Arrays can have arbitrary names, which should be assigned to the db_name of a node to which they correspond.
The basic Database
object takes a set of numpy arrays in
the following formats:
system_variables.shape == (n_systems, *variable_shape)
atom_variables.shape == (n_systems, n_atoms_max, *variable_shape)
bond_variables.shape == (n_systems, n_atoms_max, n_atoms_max, *variable_shape)
e.g., for charges, your array should have a shape (n_systems, n_atoms_max,1). for positions, your array should have a shape (n_systems, n_atoms_max,3). For species, your array should have a shape (n_systems,n_atoms_max) – this is the one exception to the shapes given above. Note that input of bond variables for periodic systems can be ill-defined if there are multiple bonds between the same pairs of atoms. This is not yet supported.
A note on cell variables. The shape of a cell variable should be specified as (n_systems,3,3), as described above.

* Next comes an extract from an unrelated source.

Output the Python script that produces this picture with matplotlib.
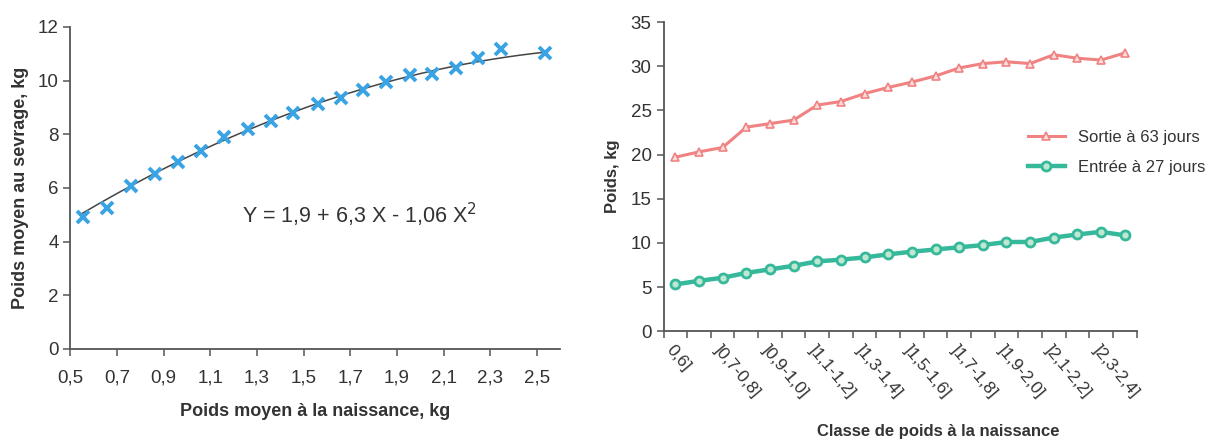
import numpy as np
import matplotlib
matplotlib.use("Agg")
import matplotlib.pyplot as plt

plt.rcParams['font.family'] = ['Liberation Sans', 'DejaVu Sans']

# left chart: birth weight vs weaning weight
naissance = [0.553, 0.659, 0.761, 0.862, 0.962, 1.058, 1.160, 1.260, 1.361, 1.456,
             1.560, 1.659, 1.756, 1.851, 1.955, 2.051, 2.153, 2.248, 2.344, 2.532]
sevrage = [4.91, 5.26, 6.06, 6.52, 6.98, 7.39, 7.88, 8.21, 8.48, 8.79,
           9.12, 9.36, 9.64, 9.93, 10.20, 10.26, 10.48, 10.85, 11.16, 11.01]
coef = [1.9, 6.3, -1.06]  # Y = a + bX + cX^2

# right chart: weight by birth class
classes = ['0,6]', ']0,6-0,7]', ']0,7-0,8]', ']0,8-0,9]', ']0,9-1,0]', ']1,0-1,1]',
           ']1,1-1,2]', ']1,2-1,3]', ']1,3-1,4]', ']1,4-1,5]', ']1,5-1,6]', ']1,6-1,7]',
           ']1,7-1,8]', ']1,8-1,9]', ']1,9-2,0]', ']2,0-2,1]', ']2,1-2,2]', ']2,2-2,3]',
           ']2,3-2,4]', '>2,4']
sortie_63 = [19.7, 20.3, 20.8, 23.1, 23.5, 23.9, 25.6, 26.0, 26.9, 27.6,
             28.2, 28.9, 29.8, 30.3, 30.5, 30.3, 31.3, 30.9, 30.7, 31.5]
entree_27 = [5.3, 5.7, 6.05, 6.6, 7.0, 7.4, 7.9, 8.1, 8.35, 8.7,
             9.0, 9.25, 9.5, 9.75, 10.1, 10.1, 10.6, 10.95, 11.25, 10.85]

txt = '#333333'
spine = '#555555'

fig = plt.figure(figsize=(12.13, 4.41), dpi=100)

##### left
ax1 = fig.add_axes([0.058, 0.209, 0.404, 0.730])
xs = np.linspace(naissance[0], naissance[-1], 200)
ax1.plot(xs, coef[0] + coef[1] * xs + coef[2] * xs ** 2, color='#444444', lw=1.1)
ax1.plot(naissance, sevrage, ls='none', marker='x', color='#3aa3e3', ms=8, mew=2.8)
ax1.set_xlim(0.5, 2.6)
ax1.set_ylim(0, 12)
ax1.set_xticks(np.arange(0.5, 2.51, 0.2))
ax1.set_xticklabels(['0,5', '0,7', '0,9', '1,1', '1,3', '1,5', '1,7', '1,9', '2,1', '2,3', '2,5'])
ax1.set_yticks(range(0, 13, 2))
ax1.text(1.74, 5.0, 'Y = 1,9 + 6,3 X - 1,06 X$^2$', fontsize=15.5, color=txt, ha='center', va='center')
ax1.set_xlabel('Poids moyen à la naissance, kg', fontsize=13, fontweight='bold', color=txt, labelpad=12)
ax1.set_ylabel('Poids moyen au sevrage, kg', fontsize=13, fontweight='bold', color=txt, labelpad=6)

##### right
ax2 = fig.add_axes([0.547, 0.249, 0.390, 0.701])
pos = np.arange(len(classes))
l1, = ax2.plot(pos, sortie_63, color='#f08282', lw=2.2, marker='^', ms=6,
               mfc='#fbdcdc', mec='#f08282', mew=1.2, label='Sortie à 63 jours')
l2, = ax2.plot(pos, entree_27, color='#36b89a', lw=3.2, marker='o', ms=6.5,
               mfc='#bfe8d2', mec='#36b89a', mew=2, label='Entrée à 27 jours')
ax2.set_xlim(-0.5, len(classes) - 0.5)
ax2.set_ylim(0, 35)
ax2.set_yticks(range(0, 36, 5))
ax2.set_xticks(np.arange(-0.5, len(classes), 1.0))
ax2.set_xticklabels([])
ax2.set_xticks(pos[::2], minor=True)
ax2.set_xticklabels(classes[::2], minor=True, rotation=-50, ha='left', va='top',
                    rotation_mode='anchor', fontsize=12.5, color=txt)
ax2.tick_params(axis='x', which='minor', length=0, pad=8)
ax2.set_xlabel('Classe de poids à la naissance', fontsize=12, fontweight='bold', color=txt)
ax2.xaxis.set_label_coords(0.58, -0.30)
ax2.set_ylabel('Poids, kg', fontsize=12, fontweight='bold', color=txt, labelpad=8)
fig.legend(handles=[l1, l2], loc='upper left', bbox_to_anchor=(0.835, 0.74),
           frameon=False, fontsize=12, handlelength=2.2, labelspacing=0.9,
           labelcolor=txt)

for ax in (ax1, ax2):
    for s in ('top', 'right'):
        ax.spines[s].set_visible(False)
    for s in ('left', 'bottom'):
        ax.spines[s].set_color(spine)
        ax.spines[s].set_linewidth(1.3)
    ax.tick_params(which='major', direction='out', length=5, width=1.1, color=spine,
                   labelsize=13.5, labelcolor=txt)
ax1.tick_params(axis='x', pad=10)

fig.savefig('out.png', dpi=100)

It is important to know that there are two common conventions for the cell matrix itself; we use the convention that the basis index
comes first, and the cartesian index comes second. That is, similar to the ase
package,
the element cell[sys,i,j]
gives the j
cartesian coordinate of cell vector i
in system sys
. If you experience
massive errors while fitting to periodic boundary conditions, you may check the transposed version
of your cell data, or compute the RDF.
Database Formats and notes
Numpy arrays on disk
see hippynn.databases.NPZDatabase
(if arrays are stored
in a .npz dictionary) or hippynn.databases.DirectoryDatabase
(if each array is in its own file).
Numpy arrays in memory
Use the base hippynn.databases.Database
class directly to initialize
a database from a dictionary mapping db_names to numpy arrays.
pyanitools H5 files
See hippynn.databases.PyAniFileDB
and see hippynn.databases.PyAniDirectoryDB
.
This format requires h5py
and ase
to be installed.
Snap JSON Format
See hippynn.databases.SNAPDirectoryDatabase
. This format requires ase
to be installed.
For more information on this format, see the FitSNAP software.
ASE Database
If your training data is stored as ASE files of any type, (.json,.db,.xyz,.traj … etc.) it can be loaded directly as a Database for hippynn.
The ASE database AseDatabase
can be loaded with ASE installed.
See ~/examples/ase_db_example.py for a basic example utilizing the class.